### PROBLEM TO SOLVE:
Quote from the first line below through the line that contains "import * as", both included, and leave the pictures out.

** start of COLLECTED DATA **

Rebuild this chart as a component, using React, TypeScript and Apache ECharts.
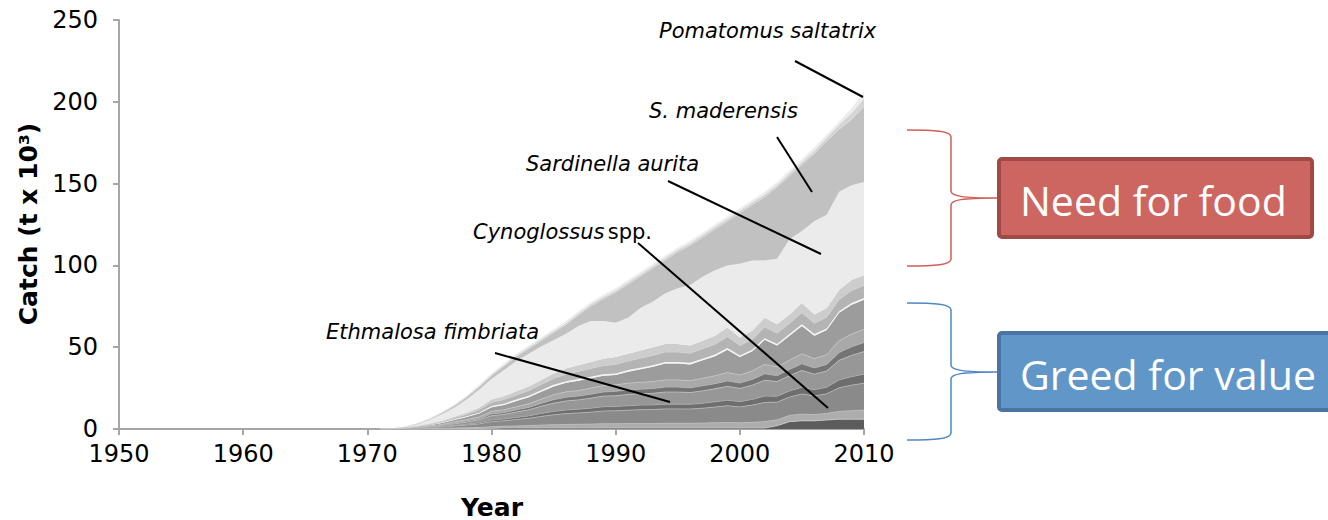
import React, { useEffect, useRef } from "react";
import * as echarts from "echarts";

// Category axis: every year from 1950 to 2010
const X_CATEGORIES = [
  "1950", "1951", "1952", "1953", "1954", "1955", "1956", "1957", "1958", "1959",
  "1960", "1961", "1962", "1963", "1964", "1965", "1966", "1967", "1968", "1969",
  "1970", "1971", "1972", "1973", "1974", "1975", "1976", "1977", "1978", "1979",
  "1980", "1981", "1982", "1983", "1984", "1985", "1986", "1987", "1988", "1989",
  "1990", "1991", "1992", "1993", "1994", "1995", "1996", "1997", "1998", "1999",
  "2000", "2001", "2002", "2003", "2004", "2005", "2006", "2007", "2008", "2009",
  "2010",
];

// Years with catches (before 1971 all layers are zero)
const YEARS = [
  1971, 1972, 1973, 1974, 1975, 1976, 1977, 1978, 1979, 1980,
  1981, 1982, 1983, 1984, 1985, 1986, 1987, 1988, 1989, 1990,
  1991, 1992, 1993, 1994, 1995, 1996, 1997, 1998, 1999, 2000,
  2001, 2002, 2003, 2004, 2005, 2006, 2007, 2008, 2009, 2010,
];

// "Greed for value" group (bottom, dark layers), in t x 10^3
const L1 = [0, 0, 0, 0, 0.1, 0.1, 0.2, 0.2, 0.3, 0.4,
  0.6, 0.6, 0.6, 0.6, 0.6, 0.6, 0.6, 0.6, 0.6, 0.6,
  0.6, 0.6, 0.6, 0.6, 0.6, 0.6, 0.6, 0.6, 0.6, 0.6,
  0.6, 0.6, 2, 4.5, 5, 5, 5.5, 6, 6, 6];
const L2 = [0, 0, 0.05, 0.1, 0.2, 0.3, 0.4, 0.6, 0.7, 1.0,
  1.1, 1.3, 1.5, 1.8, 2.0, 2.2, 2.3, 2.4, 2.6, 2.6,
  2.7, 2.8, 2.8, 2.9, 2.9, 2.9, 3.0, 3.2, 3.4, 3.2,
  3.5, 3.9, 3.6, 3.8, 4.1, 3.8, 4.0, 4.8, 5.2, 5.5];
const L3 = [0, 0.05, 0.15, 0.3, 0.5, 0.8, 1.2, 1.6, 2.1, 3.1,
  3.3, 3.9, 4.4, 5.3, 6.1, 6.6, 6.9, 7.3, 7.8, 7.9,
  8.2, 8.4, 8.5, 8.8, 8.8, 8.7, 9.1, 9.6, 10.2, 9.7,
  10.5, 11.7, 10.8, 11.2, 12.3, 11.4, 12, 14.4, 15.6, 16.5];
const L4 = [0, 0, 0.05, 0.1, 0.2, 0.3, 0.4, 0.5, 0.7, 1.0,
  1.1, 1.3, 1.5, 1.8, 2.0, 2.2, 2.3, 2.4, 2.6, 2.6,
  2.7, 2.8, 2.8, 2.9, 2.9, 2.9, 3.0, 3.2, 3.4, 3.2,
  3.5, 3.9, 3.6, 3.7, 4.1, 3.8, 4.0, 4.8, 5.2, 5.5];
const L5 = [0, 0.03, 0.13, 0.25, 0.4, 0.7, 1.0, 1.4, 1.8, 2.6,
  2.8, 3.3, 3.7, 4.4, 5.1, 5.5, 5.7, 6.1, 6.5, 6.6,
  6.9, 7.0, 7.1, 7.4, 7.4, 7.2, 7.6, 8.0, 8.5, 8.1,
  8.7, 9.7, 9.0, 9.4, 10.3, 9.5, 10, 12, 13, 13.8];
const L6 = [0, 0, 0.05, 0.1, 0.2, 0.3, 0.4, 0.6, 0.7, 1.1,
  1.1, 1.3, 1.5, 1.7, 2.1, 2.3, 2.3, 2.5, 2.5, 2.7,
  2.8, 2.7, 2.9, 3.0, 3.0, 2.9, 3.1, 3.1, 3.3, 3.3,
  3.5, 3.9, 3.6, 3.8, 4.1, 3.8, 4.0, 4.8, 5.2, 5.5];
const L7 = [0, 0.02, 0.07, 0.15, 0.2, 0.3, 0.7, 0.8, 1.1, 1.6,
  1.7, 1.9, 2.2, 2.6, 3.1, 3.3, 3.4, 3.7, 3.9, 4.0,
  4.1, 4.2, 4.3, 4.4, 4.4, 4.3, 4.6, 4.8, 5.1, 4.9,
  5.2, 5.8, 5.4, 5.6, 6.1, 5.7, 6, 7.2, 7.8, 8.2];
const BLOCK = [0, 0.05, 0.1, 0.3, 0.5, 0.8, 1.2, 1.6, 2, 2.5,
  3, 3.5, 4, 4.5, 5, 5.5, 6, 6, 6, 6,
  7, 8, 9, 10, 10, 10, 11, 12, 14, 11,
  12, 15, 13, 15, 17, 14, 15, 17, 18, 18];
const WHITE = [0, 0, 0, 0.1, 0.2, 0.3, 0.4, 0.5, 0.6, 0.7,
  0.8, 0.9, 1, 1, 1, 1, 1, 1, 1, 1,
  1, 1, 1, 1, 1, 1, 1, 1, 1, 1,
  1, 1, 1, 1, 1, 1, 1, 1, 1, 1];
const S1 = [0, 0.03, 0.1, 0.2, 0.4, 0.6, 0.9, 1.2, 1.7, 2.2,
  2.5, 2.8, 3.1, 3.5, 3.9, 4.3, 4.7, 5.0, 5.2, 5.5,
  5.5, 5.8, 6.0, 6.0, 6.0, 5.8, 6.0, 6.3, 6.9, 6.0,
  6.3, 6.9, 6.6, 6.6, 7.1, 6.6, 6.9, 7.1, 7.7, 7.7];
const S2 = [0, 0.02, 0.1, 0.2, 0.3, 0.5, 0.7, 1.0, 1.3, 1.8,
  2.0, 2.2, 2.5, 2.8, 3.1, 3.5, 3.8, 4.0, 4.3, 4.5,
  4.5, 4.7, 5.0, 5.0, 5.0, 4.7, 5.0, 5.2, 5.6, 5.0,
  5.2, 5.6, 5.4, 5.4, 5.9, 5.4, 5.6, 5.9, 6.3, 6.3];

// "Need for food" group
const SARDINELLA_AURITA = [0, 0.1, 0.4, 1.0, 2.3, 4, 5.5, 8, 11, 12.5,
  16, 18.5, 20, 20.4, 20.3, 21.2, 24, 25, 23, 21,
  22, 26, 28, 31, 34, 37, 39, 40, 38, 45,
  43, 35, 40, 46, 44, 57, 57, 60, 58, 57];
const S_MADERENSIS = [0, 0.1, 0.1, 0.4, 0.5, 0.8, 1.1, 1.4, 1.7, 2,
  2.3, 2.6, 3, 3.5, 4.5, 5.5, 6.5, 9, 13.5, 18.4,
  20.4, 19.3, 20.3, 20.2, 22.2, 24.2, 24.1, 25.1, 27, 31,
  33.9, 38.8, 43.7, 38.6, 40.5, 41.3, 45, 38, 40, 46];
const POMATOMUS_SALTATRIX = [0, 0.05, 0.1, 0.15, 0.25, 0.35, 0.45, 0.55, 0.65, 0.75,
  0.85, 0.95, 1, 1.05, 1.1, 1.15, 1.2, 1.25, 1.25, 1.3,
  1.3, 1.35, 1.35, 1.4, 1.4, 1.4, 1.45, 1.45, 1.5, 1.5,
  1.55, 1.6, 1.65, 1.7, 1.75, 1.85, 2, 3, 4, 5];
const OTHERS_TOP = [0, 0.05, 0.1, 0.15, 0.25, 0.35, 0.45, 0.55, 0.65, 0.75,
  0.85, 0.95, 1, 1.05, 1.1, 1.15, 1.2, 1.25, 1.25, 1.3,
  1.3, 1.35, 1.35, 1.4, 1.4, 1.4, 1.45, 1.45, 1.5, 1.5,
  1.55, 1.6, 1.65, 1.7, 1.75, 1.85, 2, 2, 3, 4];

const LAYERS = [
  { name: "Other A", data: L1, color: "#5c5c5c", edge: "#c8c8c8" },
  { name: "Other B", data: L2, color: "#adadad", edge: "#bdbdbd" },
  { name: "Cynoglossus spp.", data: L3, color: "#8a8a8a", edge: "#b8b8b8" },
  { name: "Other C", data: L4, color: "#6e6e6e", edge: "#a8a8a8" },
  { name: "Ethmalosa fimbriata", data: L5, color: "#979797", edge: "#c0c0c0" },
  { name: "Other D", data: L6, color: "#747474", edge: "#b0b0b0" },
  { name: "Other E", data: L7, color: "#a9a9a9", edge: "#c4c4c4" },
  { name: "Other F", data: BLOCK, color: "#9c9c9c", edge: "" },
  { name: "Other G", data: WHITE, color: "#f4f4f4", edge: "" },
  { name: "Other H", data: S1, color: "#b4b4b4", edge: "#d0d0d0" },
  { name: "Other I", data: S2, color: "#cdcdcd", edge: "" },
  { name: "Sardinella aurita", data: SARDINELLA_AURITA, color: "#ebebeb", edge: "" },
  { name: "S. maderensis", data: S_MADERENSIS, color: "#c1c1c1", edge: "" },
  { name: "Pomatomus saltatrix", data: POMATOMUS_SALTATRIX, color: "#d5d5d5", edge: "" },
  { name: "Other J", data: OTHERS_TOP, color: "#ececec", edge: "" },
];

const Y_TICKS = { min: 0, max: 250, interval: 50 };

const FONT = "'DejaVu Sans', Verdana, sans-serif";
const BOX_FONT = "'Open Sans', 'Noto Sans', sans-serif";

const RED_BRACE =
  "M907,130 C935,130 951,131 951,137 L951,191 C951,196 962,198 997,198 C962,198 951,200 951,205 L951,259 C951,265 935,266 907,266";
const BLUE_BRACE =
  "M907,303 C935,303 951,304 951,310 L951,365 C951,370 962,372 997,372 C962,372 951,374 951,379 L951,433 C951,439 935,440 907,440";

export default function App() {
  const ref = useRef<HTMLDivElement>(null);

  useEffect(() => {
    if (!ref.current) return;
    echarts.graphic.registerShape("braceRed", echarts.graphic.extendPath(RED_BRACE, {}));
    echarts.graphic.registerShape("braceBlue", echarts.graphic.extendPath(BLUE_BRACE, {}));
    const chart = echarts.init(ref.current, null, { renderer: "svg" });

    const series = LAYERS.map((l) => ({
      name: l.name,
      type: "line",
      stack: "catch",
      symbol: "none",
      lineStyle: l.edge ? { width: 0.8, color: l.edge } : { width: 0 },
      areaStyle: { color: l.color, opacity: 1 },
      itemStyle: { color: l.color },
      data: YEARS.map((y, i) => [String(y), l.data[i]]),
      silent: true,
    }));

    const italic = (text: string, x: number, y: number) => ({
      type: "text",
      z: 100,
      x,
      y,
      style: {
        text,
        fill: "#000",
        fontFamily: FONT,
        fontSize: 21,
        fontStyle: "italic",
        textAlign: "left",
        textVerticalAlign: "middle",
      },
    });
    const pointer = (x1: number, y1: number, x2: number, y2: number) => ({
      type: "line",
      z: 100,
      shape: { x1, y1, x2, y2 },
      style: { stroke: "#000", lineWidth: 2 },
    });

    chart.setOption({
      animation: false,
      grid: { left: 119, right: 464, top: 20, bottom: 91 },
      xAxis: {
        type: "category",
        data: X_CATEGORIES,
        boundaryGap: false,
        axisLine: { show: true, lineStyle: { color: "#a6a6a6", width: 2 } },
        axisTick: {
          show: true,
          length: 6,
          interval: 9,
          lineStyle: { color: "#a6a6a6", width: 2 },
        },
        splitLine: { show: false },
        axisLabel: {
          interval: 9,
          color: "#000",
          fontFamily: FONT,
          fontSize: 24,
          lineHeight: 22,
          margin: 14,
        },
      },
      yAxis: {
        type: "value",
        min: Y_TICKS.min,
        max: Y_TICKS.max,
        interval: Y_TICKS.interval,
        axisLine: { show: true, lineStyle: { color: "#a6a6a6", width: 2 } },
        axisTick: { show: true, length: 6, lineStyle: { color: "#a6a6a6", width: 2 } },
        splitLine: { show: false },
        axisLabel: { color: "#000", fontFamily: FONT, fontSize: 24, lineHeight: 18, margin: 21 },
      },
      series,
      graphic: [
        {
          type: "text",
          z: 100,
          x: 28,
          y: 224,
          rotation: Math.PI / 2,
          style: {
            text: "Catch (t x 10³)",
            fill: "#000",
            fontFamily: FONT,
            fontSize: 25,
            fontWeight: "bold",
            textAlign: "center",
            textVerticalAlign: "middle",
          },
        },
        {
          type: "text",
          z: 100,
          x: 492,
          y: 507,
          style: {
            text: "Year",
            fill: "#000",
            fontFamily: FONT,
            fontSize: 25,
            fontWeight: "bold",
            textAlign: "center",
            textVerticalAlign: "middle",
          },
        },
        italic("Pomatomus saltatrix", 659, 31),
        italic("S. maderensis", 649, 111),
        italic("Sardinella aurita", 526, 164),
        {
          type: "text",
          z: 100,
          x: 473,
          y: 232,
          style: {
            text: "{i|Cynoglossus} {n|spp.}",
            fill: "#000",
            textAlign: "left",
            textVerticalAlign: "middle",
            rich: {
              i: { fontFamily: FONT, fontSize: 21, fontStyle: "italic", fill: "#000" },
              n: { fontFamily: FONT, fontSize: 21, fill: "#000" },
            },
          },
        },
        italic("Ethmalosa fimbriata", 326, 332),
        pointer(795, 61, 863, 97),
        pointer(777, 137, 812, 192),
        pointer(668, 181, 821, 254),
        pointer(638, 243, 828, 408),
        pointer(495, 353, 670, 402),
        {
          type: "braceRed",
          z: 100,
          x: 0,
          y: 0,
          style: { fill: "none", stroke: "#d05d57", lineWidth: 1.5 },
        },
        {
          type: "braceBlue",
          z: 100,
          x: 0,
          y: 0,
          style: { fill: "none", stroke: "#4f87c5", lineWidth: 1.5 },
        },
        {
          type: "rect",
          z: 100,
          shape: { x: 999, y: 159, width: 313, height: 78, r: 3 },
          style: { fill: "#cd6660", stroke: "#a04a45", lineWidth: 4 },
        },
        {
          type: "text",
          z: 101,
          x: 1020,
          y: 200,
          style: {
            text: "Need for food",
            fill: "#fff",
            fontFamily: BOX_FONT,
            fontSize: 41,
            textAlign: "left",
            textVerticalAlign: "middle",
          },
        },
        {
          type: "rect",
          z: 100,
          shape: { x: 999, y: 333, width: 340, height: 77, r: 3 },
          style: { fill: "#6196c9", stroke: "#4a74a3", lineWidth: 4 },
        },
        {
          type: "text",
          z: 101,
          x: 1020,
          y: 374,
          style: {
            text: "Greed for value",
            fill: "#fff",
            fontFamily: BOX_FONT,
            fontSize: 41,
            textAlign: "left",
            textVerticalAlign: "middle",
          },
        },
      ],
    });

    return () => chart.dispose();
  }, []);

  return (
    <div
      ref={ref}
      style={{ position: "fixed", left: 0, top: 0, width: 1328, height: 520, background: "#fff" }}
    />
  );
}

** end of COLLECTED DATA **

### EXERCISE OUTPUT:
Rebuild this chart as a component, using React, TypeScript and Apache ECharts.
import React, { useEffect, useRef } from "react";
import * as echarts from "echarts";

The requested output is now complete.